For all the good they do, they might as well tell you that your mains leads have 300 litres of horse feathers per furlong. Any meter reading is utterly useless without knowing the units, the accepted safe (or 'safe' if you prefer) exposure limits, and at least some idea of what is being measured and why. I've measured the mains at home, and I'm now down to only 27 litres of horse feathers per furlong, so that must be an improvement .
The mains can genuinely have significant high frequency noise along with the (more or less) sinewave that provides the power for your appliances. Some of this noise might be audible through your system, and if so (and if it bothers you) you will need to do something to (try to) fix the problem. Mostly, it's there whether you know about it or not, and it usually causes no noises, ill health or anything else - at least until someone measures it with a silly meter and gives you a scare.
If we look at it dispassionately, anything that affects the waveform of the AC mains can be classified as 'dirty electricity', since noise is simply extra signals added to the mains at various (and often random) frequencies. Distortion is caused when the mains has harmonic frequencies of the base 50/60Hz waveform. Most distortion will be odd harmonics (e.g. 150, 250, 350Hz etc. for 50Hz mains). Even harmonics mean that the waveform is asymmetrical and contains a DC component. This can and does happen, and there is an article on the ESP website that explains how it happens and how to remove any DC offset - see Blocking Mains DC Offset.
Part and parcel of the mains these days is some degree of distortion. Connected to the grid is a vast number of switching and transformer based power supplies, and these only draw current at the peak of the AC waveform. With enough of them, it's inevitable that there will be distortion, and this typically shows up as a sinewave with the peaks flattened, as shown below. At this stage, other noises on the mains are not being considered - only distortion.
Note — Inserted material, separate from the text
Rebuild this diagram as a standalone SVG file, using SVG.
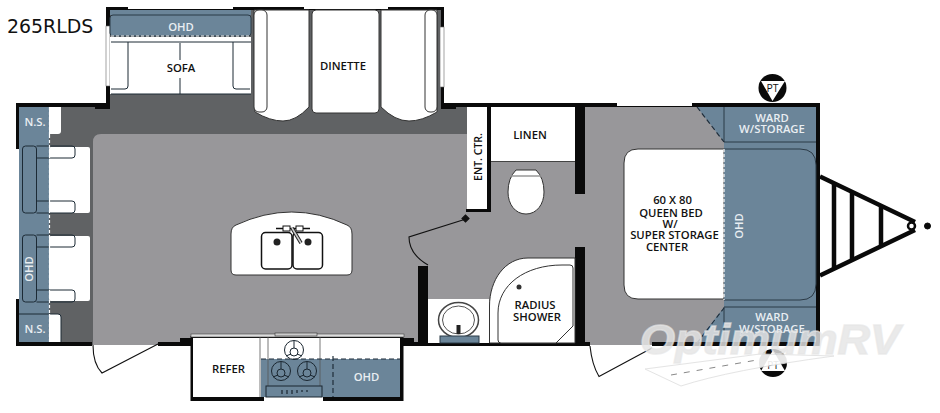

Figure 1 - Typical 'Flat-Topped' Mains Waveform
The question is ... does it matter? Quite obviously, if mains waveform distortion made a difference to how an amplifier or preamplifier sounds, it should be eliminated. If you enjoy listening to a pure tone from the mains at 50 or 60Hz, then 4-5% distortion would be a serious problem for you. We need to examine what happens in a power supply to allow us to decide whether distortion on the mains is a problem or not.
The vast majority of power supplies used for home audio equipment (regardless of price) use a traditional 'linear' transformer based power supply. Almost without exception, these draw current at the peak of the mains waveform, and help to create the waveform seen in Figure 1. By implication and in reality, that means the the voltage that appears across the transformer primary will have exactly the same distortion components as shown above, even when presented with a pure sinewave!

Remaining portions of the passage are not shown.